In primis sono stati allestiti oltre 100 posti letto (reti con materassi) per mamme e bambini e sono stati consegnati generi alimentari, vestiti, farmaci e beni di prima necessità per l’igiene personale. È stata poi predisposta all’interno del capannone, un ex centro commerciale, un’area dove sono stati raggruppati tutti gli ucraini che vogliono raggiungere l’Italia. “Sono circa mille persone – spiega Marchegiani – Nella zona di cui ci occupiamo noi vengono rispettati i protocolli italiani, le brandine sono separate e in ordine. Per questo nelle notti scorse ci sono stati dei momenti di tensione, ci hanno provato a saccheggiare”, e ci invia le foto del centro prima e dopo il loro arrivo.

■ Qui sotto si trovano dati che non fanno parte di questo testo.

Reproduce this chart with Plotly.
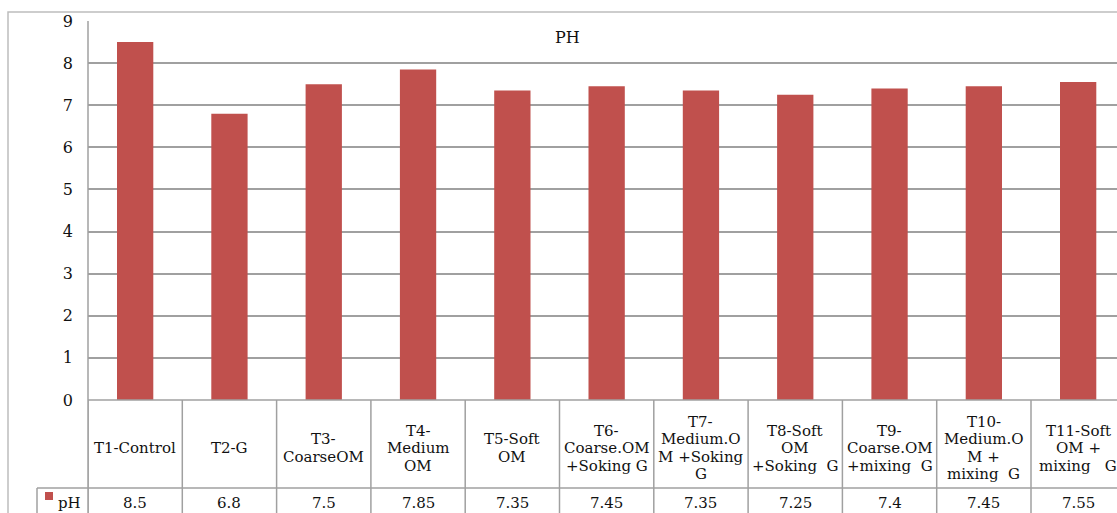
import plotly.graph_objects as go

# Treatments and measured pH
categories = ["T1", "T2", "T3", "T4", "T5", "T6", "T7", "T8", "T9", "T10", "T11"]
header_lines = [
    ["T1-Control"],
    ["T2-G"],
    ["T3-", "CoarseOM"],
    ["T4-", "Medium", "OM"],
    ["T5-Soft", "OM"],
    ["T6-", "Coarse.OM", "+Soking G"],
    ["T7-", "Medium.O", "M +Soking", "G"],
    ["T8-Soft", "OM", "+Soking\u00a0\u00a0G"],
    ["T9-", "Coarse.OM", "+mixing\u00a0\u00a0G"],
    ["T10-", "Medium.O", "M +", "mixing\u00a0\u00a0G"],
    ["T11-Soft", "OM +", "mixing\u00a0\u00a0\u00a0G"],
]
ph_values = [8.5, 6.8, 7.5, 7.85, 7.35, 7.45, 7.35, 7.25, 7.4, 7.45, 7.55]
series_name = "pH"
title_text = "PH"
y_ticks = list(range(0, 10))

W, H = 1117, 513
L, T, B = 88, 21, 113
plot_w = W - L
plot_h = H - T - B
BAR = "#C0504D"
GRID = "#a0a0a0"
FONT = "DejaVu Serif"


def px_x(px):
    return (px - L) / plot_w


def px_y(py):
    return (H - B - py) / plot_h


fig = go.Figure()
fig.add_trace(go.Bar(
    x=list(range(len(categories))), y=ph_values, name=series_name,
    marker=dict(color=BAR, line=dict(width=0)), width=0.385,
))

shapes = []
annotations = []

# outer chart frame
shapes.append(dict(type="rect", xref="paper", yref="paper",
                   x0=px_x(8), x1=px_x(W + 20), y0=px_y(H + 20), y1=px_y(12),
                   line=dict(color="#bdbdbd", width=1.5), layer="below"))

# data table grid
shapes.append(dict(type="line", xref="paper", yref="paper",
                   x0=0, x1=0, y0=px_y(H + 5), y1=1,
                   line=dict(color=GRID, width=1.5)))
for i in range(len(categories) + 1):
    shapes.append(dict(type="line", xref="x", yref="paper",
                       x0=i - 0.5, x1=i - 0.5, y0=px_y(H + 5), y1=0,
                       line=dict(color=GRID, width=1.5)))
shapes.append(dict(type="line", xref="paper", yref="paper",
                   x0=0, x1=1.01, y0=0, y1=0,
                   line=dict(color=GRID, width=1.5)))
shapes.append(dict(type="line", xref="paper", yref="paper",
                   x0=px_x(37), x1=1.01, y0=px_y(488), y1=px_y(488),
                   line=dict(color=GRID, width=1.5)))
shapes.append(dict(type="line", xref="paper", yref="paper",
                   x0=px_x(37), x1=px_x(37), y0=px_y(H + 5), y1=px_y(488),
                   line=dict(color=GRID, width=1.5)))
# legend key in the table row
shapes.append(dict(type="rect", xref="paper", yref="paper",
                   x0=px_x(45), x1=px_x(53), y0=px_y(500), y1=px_y(492),
                   fillcolor=BAR, line=dict(width=0)))

tfont = dict(family=FONT, size=15, color="#111111")
line_gap = 17.5
mid = 448
for i, lines in enumerate(header_lines):
    n = len(lines)
    for k, s in enumerate(lines):
        yc = mid + (k - (n - 1) / 2) * line_gap
        annotations.append(dict(x=i, y=px_y(yc), xref="x", yref="paper",
                                text=s, showarrow=False, font=tfont,
                                xanchor="center", yanchor="middle"))
    annotations.append(dict(x=i, y=px_y(503), xref="x", yref="paper",
                            text=f"{ph_values[i]:g}", showarrow=False, font=tfont,
                            xanchor="center", yanchor="middle"))

annotations.append(dict(x=px_x(56), y=px_y(503), xref="paper", yref="paper",
                        text=series_name, showarrow=False, font=tfont,
                        xanchor="left", yanchor="middle"))

annotations.append(dict(x=px_x(567), y=px_y(38), xref="paper", yref="paper",
                        text=title_text, showarrow=False,
                        font=dict(family=FONT, size=16, color="#111111"),
                        xanchor="center", yanchor="middle"))

fig.update_layout(
    width=W, height=H,
    margin=dict(l=L, r=0, t=T, b=B),
    paper_bgcolor="white", plot_bgcolor="white",
    showlegend=False,
    shapes=shapes, annotations=annotations,
    bargap=0.6,
)
fig.update_xaxes(range=[-0.5, -0.5 + plot_w / 94.3], showticklabels=False,
                 showgrid=False, zeroline=False, showline=False, ticks="")
fig.update_yaxes(range=[0, 9], tickvals=y_ticks, showgrid=True, gridcolor=GRID,
                 gridwidth=1.5, zeroline=False, showline=False, ticks="",
                 ticklabelstandoff=14,
                 tickfont=dict(family=FONT, size=16, color="#111111"))

fig.write_html("out.html")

centro accoglienza profughi in polonia
Prima e dopo l'arrivo degli italiani

Al momento la struttura ospita circa 4mila profughi, ma sono migliaia le persone che arrivano ogni giorno. “Abbiamo bisogno di pullman che portino queste persone in Italia e in Europa, l’afflusso è continuo, rischiamo il collasso. Abbiamo già una lista di chi vuole raggiungere il nostro paese e continuiamo ad aggiornarla. Ma serve che qualcuno venga qui per il trasporto, che faccia da spola fino alla frontiera italiana, perché in tanti hanno un appoggio o un parente nel nostro paese”. E proprio iniziative di questo tipo sono partite dal savonese, come il pullman di Balestrino Viaggi e i mezzi di Tpl.

Per quanto riguarda invece i bene materiali, “le brandine da campo sono quelle di cui abbiamo bisogno con più urgenza. Poi ovviamente anche coperte e alimenti e medicinali per bambini”.

Tante le tragiche storie che Gianni ha ascoltato. Tra gli avvenimenti che più l’hanno colpito, la reazione di una bambina di circa 10 anni nel centro di accoglienza insieme al fratello e alla madre. “Mentre la nostra equipe di infermieri stava monitorando il fratellino molto piccolo, che aveva qualche linea di febbre, lei ci ha raccontato di aver lasciato al fronte il padre, altrimenti loro non si sarebbero potuti mettere in salvo. Lo ha fatto con estrema freddezza, senza nemmeno versare una lacrima. Una dignità che ti colpisce e non ti aspetti da una bambina così piccola”, racconta con la voce spezzata.